• DATA SECTION:
####
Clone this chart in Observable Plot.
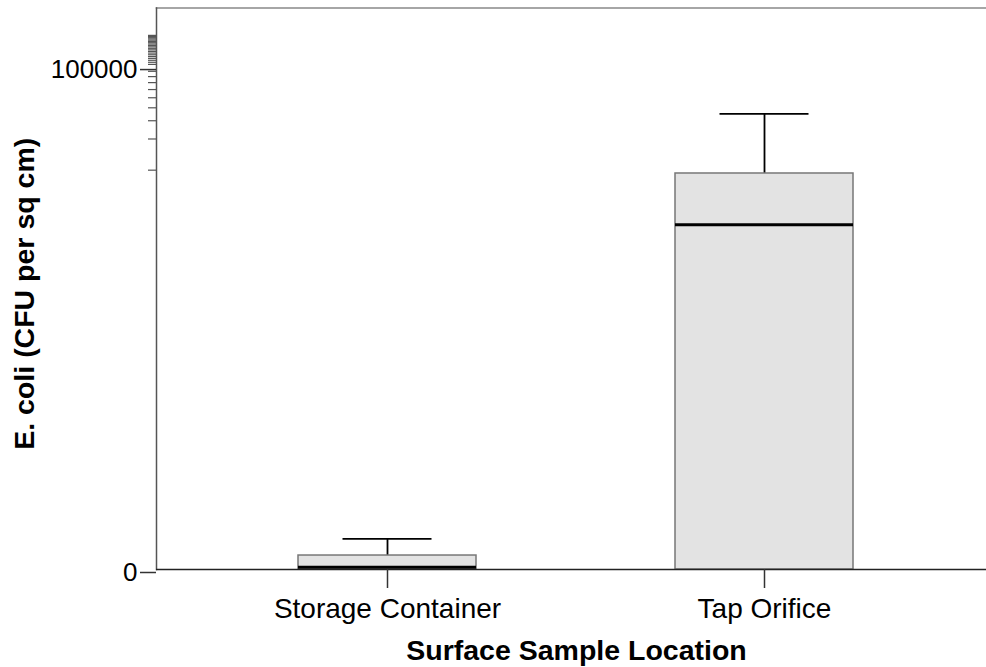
<!DOCTYPE html>
<html><head><meta charset="utf-8">
<script src="https://cdn.jsdelivr.net/npm/d3@7"></script>
<script src="https://cdn.jsdelivr.net/npm/@observablehq/plot@0.6"></script>
<style>html,body{margin:0;padding:0;background:#fff} svg{display:block}</style>
</head><body><div id="chart"></div>
<script>
const locations = ["Storage Container", "Tap Orifice"];
const q1 = [0, 0];
const median = [0.07, 2970];
const q3 = [0.51, 9290];
const whiskerHigh = [1.37, 35000];
const yMajorTicks = [0, 100000];
const yMinorTicks = [10000, 20000, 30000, 40000, 50000, 60000, 70000, 80000, 90000,
  105000, 110000, 115000, 120000, 125000, 130000, 135000, 140000, 145000, 150000,
  155000, 160000, 165000, 170000, 175000, 180000, 185000, 190000, 195000, 200000];
const xTitle = "Surface Sample Location";
const yTitle = "E. coli (CFU per sq cm)";

const rows = locations.map((loc, i) => ({loc, q1: q1[i], median: median[i], q3: q3[i], hi: whiskerHigh[i]}));
const font = "Arial, 'Liberation Sans', sans-serif";

const chart = Plot.plot({
  width: 986, height: 667,
  marginLeft: 156, marginRight: 0, marginTop: 7.5, marginBottom: 98,
  style: {fontFamily: font, background: "white", color: "black"},
  x: {domain: locations, range: [297.7, 852.7], paddingInner: 0.528, paddingOuter: 0, label: null},
  y: {type: "symlog", constant: 1.4, domain: [0, 367500], label: null},
  marks: [
    Plot.ruleX(rows, {x: "loc", y1: "q3", y2: "hi", stroke: "black", strokeWidth: 1.8}),
    Plot.tickY(rows, {x: "loc", y: "hi", stroke: "black", strokeWidth: 1.8, insetLeft: 44.5, insetRight: 44.5}),
    Plot.barY(rows, {x: "loc", y1: "q1", y2: "q3", fill: "#e3e3e3", stroke: "#777", strokeWidth: 1.5}),
    Plot.tickY(rows, {x: "loc", y: "median", stroke: "black", strokeWidth: 3}),
    Plot.frame({anchor: "top", stroke: "#888", strokeWidth: 1.5}),
    Plot.frame({anchor: "left", stroke: "#555", strokeWidth: 1.5}),
    Plot.ruleY([0], {stroke: "#222", strokeWidth: 1.5}),
    Plot.axisY(yMinorTicks, {tickSize: 8, tickFormat: () => "", stroke: "#555", strokeWidth: 1.2}),
    Plot.axisY(yMajorTicks, {tickSize: 16, tickPadding: 3, fontSize: 26, dy: 3, tickFormat: d => String(d), stroke: "#333", strokeWidth: 1.5}),
    Plot.axisX({tickSize: 19, tickPadding: 10, fontSize: 28, stroke: "#333", strokeWidth: 1.5, label: null}),
    Plot.text([xTitle], {frameAnchor: "bottom", dx: 5, dy: 90, fontSize: 28.5, fontWeight: "bold", fill: "black"}),
    Plot.text([yTitle], {frameAnchor: "left", textAnchor: "middle", lineAnchor: "middle", rotate: -90, x: null, dx: -132, dy: 5, fontSize: 28.5, fontWeight: "bold", fill: "black"})
  ]
});
document.getElementById("chart").append(chart);
</script>
</body></html>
####
• TASK OBJECTIVE: Send back the data above word for word, with the pictures left out.

• RESULT OF THIS EXERCISE:
Clone this chart in Observable Plot.
<!DOCTYPE html>
<html><head><meta charset="utf-8">
<script src="https://cdn.jsdelivr.net/npm/d3@7"></script>
<script src="https://cdn.jsdelivr.net/npm/@observablehq/plot@0.6"></script>
<style>html,body{margin:0;padding:0;background:#fff} svg{display:block}</style>
</head><body><div id="chart"></div>
<script>
const locations = ["Storage Container", "Tap Orifice"];
const q1 = [0, 0];
const median = [0.07, 2970];
const q3 = [0.51, 9290];
const whiskerHigh = [1.37, 35000];
const yMajorTicks = [0, 100000];
const yMinorTicks = [10000, 20000, 30000, 40000, 50000, 60000, 70000, 80000, 90000,
  105000, 110000, 115000, 120000, 125000, 130000, 135000, 140000, 145000, 150000,
  155000, 160000, 165000, 170000, 175000, 180000, 185000, 190000, 195000, 200000];
const xTitle = "Surface Sample Location";
const yTitle = "E. coli (CFU per sq cm)";

const rows = locations.map((loc, i) => ({loc, q1: q1[i], median: median[i], q3: q3[i], hi: whiskerHigh[i]}));
const font = "Arial, 'Liberation Sans', sans-serif";

const chart = Plot.plot({
  width: 986, height: 667,
  marginLeft: 156, marginRight: 0, marginTop: 7.5, marginBottom: 98,
  style: {fontFamily: font, background: "white", color: "black"},
  x: {domain: locations, range: [297.7, 852.7], paddingInner: 0.528, paddingOuter: 0, label: null},
  y: {type: "symlog", constant: 1.4, domain: [0, 367500], label: null},
  marks: [
    Plot.ruleX(rows, {x: "loc", y1: "q3", y2: "hi", stroke: "black", strokeWidth: 1.8}),
    Plot.tickY(rows, {x: "loc", y: "hi", stroke: "black", strokeWidth: 1.8, insetLeft: 44.5, insetRight: 44.5}),
    Plot.barY(rows, {x: "loc", y1: "q1", y2: "q3", fill: "#e3e3e3", stroke: "#777", strokeWidth: 1.5}),
    Plot.tickY(rows, {x: "loc", y: "median", stroke: "black", strokeWidth: 3}),
    Plot.frame({anchor: "top", stroke: "#888", strokeWidth: 1.5}),
    Plot.frame({anchor: "left", stroke: "#555", strokeWidth: 1.5}),
    Plot.ruleY([0], {stroke: "#222", strokeWidth: 1.5}),
    Plot.axisY(yMinorTicks, {tickSize: 8, tickFormat: () => "", stroke: "#555", strokeWidth: 1.2}),
    Plot.axisY(yMajorTicks, {tickSize: 16, tickPadding: 3, fontSize: 26, dy: 3, tickFormat: d => String(d), stroke: "#333", strokeWidth: 1.5}),
    Plot.axisX({tickSize: 19, tickPadding: 10, fontSize: 28, stroke: "#333", strokeWidth: 1.5, label: null}),
    Plot.text([xTitle], {frameAnchor: "bottom", dx: 5, dy: 90, fontSize: 28.5, fontWeight: "bold", fill: "black"}),
    Plot.text([yTitle], {frameAnchor: "left", textAnchor: "middle", lineAnchor: "middle", rotate: -90, x: null, dx: -132, dy: 5, fontSize: 28.5, fontWeight: "bold", fill: "black"})
  ]
});
document.getElementById("chart").append(chart);
</script>
</body></html>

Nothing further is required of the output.